§ Stored records
★ ★ ★ ★ ★ ★ ★

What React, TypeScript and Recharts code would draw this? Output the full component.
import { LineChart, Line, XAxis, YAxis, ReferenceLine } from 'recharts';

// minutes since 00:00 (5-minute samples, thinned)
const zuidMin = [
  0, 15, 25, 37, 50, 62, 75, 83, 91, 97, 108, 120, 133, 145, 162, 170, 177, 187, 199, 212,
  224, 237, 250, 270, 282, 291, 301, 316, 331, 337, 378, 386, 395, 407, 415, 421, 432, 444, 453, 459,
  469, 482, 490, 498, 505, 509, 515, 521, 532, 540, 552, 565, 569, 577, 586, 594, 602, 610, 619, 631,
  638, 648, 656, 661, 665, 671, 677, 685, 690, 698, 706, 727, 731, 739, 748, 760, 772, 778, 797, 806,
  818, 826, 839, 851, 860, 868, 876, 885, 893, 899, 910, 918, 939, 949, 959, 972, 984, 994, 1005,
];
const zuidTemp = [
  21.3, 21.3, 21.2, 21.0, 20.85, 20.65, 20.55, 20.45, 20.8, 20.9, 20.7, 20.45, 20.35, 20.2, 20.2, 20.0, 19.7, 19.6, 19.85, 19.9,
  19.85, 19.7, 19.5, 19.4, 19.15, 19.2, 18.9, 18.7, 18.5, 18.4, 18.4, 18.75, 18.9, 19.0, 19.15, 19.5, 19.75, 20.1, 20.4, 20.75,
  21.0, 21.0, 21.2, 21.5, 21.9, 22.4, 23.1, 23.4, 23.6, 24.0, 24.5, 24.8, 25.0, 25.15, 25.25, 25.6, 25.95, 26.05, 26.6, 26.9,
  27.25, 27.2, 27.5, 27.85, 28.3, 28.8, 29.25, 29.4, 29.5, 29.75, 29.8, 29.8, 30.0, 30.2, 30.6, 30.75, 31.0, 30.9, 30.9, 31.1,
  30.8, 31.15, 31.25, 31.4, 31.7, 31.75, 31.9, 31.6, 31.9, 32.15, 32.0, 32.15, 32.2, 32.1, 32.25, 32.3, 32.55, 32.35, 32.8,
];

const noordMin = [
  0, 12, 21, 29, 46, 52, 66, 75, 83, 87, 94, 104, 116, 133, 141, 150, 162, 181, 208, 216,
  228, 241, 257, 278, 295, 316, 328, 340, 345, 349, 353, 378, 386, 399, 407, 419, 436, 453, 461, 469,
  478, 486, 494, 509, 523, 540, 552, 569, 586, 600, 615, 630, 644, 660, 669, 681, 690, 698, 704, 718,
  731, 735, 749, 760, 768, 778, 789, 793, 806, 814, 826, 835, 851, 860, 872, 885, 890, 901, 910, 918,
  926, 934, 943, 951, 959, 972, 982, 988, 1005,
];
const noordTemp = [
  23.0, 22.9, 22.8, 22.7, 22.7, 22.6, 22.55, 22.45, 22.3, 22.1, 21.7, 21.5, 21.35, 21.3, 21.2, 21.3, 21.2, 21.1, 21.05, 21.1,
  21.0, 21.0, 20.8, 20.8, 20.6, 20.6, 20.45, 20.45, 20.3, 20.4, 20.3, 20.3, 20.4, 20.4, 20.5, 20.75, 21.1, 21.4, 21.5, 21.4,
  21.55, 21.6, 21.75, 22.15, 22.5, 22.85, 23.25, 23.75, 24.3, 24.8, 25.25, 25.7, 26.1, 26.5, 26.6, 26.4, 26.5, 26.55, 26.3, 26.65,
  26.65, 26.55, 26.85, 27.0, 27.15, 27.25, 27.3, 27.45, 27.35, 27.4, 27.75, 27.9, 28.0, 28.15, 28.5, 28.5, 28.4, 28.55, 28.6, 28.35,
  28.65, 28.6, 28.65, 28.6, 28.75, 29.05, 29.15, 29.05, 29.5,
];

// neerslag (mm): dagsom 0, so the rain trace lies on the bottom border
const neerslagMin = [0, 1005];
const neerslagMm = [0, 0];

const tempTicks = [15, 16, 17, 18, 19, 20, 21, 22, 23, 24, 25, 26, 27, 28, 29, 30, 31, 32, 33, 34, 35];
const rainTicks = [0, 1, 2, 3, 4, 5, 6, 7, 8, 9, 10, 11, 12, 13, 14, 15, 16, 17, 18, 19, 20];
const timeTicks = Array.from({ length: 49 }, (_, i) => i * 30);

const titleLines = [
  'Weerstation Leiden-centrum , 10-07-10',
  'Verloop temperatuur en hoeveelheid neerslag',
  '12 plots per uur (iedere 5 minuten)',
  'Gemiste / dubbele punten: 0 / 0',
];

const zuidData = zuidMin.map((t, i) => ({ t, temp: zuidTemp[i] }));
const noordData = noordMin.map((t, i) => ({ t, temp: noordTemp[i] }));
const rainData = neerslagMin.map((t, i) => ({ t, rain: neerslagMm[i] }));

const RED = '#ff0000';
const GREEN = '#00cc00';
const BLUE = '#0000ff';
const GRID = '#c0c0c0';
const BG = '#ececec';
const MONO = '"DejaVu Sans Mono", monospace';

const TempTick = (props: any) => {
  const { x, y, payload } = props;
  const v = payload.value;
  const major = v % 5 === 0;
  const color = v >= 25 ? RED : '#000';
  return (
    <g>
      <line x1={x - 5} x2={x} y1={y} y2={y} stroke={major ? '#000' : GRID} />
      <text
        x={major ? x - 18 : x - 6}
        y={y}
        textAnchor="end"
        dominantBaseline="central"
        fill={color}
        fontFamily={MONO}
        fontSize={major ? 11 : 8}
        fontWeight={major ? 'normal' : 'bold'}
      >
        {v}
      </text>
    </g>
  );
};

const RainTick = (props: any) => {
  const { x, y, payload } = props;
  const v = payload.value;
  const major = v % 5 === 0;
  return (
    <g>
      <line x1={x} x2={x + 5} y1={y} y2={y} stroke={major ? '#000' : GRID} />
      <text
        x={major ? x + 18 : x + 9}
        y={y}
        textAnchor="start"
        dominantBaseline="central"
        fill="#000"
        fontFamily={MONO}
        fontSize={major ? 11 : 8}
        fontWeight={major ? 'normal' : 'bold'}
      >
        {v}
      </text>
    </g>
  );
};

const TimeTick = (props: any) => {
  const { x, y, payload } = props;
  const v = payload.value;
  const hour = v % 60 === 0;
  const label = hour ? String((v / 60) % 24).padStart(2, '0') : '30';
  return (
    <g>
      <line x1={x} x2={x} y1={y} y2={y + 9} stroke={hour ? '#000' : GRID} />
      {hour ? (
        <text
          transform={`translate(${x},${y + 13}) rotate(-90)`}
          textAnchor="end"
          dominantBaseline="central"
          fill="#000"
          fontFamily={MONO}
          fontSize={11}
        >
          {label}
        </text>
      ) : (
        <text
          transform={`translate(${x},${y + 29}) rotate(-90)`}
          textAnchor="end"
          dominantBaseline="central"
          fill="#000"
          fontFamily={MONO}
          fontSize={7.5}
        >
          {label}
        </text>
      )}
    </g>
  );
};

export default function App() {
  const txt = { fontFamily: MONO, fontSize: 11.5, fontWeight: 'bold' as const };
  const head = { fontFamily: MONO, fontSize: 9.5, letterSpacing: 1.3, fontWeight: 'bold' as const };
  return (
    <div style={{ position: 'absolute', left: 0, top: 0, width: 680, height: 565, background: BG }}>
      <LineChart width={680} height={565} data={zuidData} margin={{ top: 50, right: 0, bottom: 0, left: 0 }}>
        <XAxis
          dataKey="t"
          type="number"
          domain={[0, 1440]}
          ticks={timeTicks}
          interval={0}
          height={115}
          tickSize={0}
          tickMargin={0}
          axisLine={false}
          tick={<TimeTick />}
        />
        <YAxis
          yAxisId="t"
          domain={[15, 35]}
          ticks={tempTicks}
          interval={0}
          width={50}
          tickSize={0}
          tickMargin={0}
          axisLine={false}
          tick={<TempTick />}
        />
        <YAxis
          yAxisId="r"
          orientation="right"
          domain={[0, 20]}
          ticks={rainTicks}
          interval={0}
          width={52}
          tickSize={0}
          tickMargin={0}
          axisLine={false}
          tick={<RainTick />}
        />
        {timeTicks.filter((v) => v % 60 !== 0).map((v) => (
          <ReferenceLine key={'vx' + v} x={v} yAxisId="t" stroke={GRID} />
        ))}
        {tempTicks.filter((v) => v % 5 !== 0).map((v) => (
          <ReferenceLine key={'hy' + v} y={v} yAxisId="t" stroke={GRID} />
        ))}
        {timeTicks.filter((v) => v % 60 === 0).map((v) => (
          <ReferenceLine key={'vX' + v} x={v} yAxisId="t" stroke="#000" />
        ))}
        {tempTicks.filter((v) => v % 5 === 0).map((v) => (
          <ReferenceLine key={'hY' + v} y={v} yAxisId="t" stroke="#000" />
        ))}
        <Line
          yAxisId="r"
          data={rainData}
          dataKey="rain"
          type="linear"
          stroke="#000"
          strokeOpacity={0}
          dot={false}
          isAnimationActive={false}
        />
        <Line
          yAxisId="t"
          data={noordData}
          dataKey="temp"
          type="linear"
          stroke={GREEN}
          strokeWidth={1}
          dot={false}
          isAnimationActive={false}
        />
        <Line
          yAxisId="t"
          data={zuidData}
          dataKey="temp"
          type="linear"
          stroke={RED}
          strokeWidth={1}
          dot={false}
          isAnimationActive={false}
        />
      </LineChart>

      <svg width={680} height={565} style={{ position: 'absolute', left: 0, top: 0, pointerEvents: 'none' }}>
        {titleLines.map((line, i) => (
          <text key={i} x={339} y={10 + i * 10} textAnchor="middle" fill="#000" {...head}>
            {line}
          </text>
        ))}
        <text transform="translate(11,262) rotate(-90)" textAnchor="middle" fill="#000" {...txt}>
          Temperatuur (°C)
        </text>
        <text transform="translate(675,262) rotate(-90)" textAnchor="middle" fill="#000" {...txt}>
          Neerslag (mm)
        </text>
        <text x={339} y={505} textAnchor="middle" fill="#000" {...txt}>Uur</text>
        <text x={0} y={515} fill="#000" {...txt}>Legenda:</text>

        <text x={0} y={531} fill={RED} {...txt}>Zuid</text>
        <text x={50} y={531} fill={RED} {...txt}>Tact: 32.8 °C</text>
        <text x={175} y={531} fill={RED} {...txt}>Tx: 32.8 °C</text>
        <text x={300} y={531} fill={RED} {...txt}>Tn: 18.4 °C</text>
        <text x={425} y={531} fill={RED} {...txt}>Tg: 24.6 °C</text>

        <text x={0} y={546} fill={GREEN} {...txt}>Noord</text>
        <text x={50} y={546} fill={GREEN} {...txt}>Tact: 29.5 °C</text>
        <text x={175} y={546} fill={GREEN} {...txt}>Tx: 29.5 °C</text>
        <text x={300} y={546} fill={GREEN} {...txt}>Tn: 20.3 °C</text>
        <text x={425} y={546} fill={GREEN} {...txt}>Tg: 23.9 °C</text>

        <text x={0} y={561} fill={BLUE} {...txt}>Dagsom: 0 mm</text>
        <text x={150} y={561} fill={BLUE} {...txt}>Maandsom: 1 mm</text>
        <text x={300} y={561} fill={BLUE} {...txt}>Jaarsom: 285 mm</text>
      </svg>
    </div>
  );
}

★ ★ ★ ★ ★ ★ ★

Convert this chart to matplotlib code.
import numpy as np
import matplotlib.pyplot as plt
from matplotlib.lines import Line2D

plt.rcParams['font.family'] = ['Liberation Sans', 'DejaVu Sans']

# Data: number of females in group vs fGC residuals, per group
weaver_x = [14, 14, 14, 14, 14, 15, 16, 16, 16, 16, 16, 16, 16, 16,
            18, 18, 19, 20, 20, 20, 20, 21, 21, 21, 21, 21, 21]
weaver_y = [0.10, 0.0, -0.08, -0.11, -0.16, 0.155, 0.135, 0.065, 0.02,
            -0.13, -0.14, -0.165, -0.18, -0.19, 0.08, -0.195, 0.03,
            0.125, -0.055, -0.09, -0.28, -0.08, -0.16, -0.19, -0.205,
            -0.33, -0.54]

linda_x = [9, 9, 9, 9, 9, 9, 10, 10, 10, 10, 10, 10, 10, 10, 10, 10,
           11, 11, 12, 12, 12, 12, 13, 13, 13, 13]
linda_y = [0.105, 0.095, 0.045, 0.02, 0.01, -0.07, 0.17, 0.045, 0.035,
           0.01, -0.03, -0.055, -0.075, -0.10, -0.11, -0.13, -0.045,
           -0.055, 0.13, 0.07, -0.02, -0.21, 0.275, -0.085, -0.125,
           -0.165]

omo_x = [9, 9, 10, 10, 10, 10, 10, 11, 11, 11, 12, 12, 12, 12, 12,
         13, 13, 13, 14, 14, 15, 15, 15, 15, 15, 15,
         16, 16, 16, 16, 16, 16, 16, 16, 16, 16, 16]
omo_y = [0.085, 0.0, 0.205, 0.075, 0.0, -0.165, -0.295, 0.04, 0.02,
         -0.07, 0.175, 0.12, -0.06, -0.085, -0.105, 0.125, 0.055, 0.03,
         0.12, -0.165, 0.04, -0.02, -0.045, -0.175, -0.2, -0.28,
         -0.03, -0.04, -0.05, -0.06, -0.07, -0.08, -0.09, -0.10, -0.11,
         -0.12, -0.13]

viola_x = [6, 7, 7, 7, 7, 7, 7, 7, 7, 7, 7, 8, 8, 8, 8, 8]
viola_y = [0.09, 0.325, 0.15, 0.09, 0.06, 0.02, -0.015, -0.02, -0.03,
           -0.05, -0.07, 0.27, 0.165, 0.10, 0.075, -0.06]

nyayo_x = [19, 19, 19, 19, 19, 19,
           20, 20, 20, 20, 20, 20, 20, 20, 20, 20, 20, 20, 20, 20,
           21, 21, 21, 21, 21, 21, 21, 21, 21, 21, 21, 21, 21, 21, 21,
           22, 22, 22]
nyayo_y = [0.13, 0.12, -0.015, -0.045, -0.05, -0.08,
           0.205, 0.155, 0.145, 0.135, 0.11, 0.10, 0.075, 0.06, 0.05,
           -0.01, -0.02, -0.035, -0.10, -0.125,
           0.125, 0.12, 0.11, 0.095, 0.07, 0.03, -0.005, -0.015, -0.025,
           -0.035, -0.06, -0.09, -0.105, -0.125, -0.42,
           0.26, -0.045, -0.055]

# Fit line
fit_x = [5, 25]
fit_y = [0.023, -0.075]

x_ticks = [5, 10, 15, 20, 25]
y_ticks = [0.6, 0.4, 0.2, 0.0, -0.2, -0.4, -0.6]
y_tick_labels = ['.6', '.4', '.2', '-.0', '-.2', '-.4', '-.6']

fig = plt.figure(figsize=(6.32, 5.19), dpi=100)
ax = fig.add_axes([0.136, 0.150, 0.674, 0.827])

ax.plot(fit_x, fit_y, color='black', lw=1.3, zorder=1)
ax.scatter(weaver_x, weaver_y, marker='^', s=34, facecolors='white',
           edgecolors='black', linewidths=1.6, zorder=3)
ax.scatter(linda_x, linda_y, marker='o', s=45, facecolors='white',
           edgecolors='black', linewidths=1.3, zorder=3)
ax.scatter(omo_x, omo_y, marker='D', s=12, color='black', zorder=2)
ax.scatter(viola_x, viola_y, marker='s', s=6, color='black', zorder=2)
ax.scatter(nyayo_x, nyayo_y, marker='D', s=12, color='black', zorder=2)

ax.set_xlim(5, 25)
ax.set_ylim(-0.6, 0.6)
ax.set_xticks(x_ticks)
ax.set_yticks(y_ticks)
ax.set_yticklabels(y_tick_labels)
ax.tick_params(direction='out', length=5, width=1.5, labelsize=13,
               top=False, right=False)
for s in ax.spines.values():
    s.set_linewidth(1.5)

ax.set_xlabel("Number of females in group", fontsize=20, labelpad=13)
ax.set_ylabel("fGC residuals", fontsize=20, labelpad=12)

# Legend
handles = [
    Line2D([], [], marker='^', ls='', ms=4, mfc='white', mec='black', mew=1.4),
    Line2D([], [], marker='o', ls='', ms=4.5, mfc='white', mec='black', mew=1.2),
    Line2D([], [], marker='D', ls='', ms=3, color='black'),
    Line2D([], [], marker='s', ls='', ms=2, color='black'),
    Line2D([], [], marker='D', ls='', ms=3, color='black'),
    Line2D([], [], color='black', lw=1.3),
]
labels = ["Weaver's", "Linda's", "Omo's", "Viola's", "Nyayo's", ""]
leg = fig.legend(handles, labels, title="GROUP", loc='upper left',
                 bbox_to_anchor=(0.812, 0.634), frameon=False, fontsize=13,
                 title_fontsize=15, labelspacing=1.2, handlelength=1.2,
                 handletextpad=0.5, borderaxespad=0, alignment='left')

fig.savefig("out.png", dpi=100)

★ ★ ★ ★ ★ ★ ★

Repeat exactly the lines from the one containing "Convert this chart to matplotlib code." through the one containing "plt.rcParams['font.family'] = ['Liberation", both included, and nothing else.

§ Solution for this exercise
Convert this chart to matplotlib code.
import numpy as np
import matplotlib.pyplot as plt
from matplotlib.lines import Line2D

plt.rcParams['font.family'] = ['Liberation Sans', 'DejaVu Sans']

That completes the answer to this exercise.